Like the Voynich [MS], BL Cotton MS Domitian [A] XIII is a compilation and as I believe is true of the Voynich manuscript, the British Library codex includes navigational matter and topography. Whether it has, like the other, copies of correspondence or descriptions of churches etc. we may never know.
However, it is worth Westrem’s description of the Cotton MS:
The scribe’s hand is precise, but the characters are very small and much of the content is essentially gibberish (to most modern eyes).

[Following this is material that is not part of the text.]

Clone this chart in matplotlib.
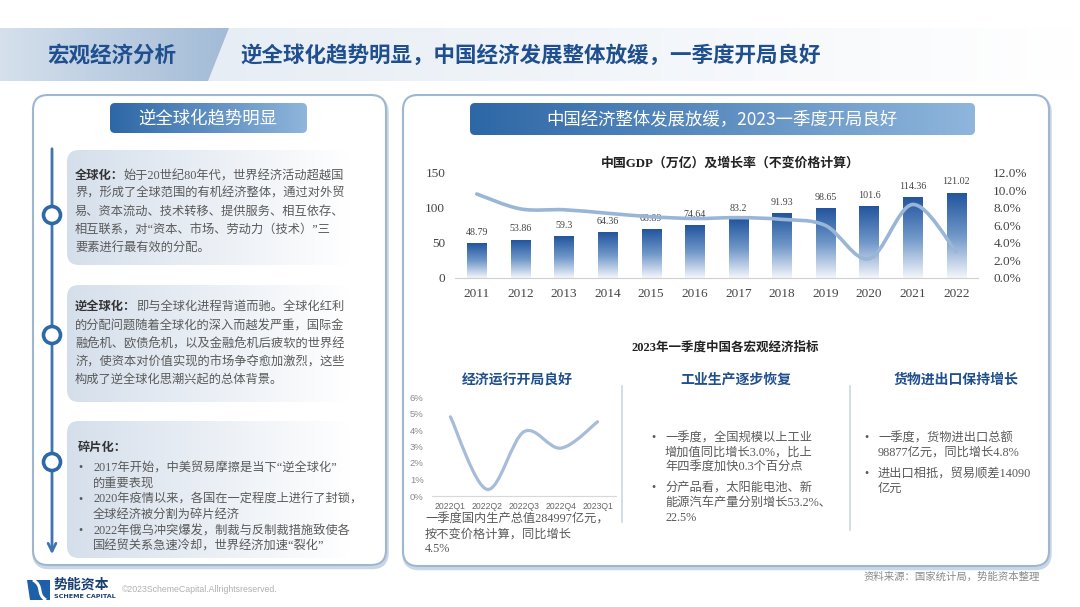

Another of Gautier Dalché’s studies, Du Yorkshire à l’Inde : une “géographie” urbaine et maritime de la fin du XIIe siècle (Roger de Howden?) I have not yet read, though it does sound exciting, because I will not dismiss out of hand the opinion given by Wilfrid Voynich and tacitly endorsed by a number of scholars in the 1930s and later, that an English source of about Friar Bacon’s time would appear an appropriate comparison for the Voynich manuscript’s appearance.
Bibliography- Nov. 15th., 2014
Dalché’s study, ‘Liber de existencia riveriarum et forma maris nostri Mediterranei’ refers to British Library Cotton MS Domitian [A.] XIII, fols. 114ra-129vb’
Scott Westrem’s review:
Patrick Gautier Dalché (ed.), Carte marine et portulan au XIIe siécle: Le “Liber de existencia riveriarum et forma maris nostri Mediterranei” (Pise, circa 1200). Review by: Scott D. Westrem in Speculum, Vol. 75, No. 2 (Apr., 2000), pp. 465-468.
Scott D. Westrem, Discovering New Worlds: Essays on Medieval Exploration and Imagination. – Reviewed by Sylvia Tomasch in Speculum, Vol. 68, No. 3 (Jul., 1993), pp. 907-909.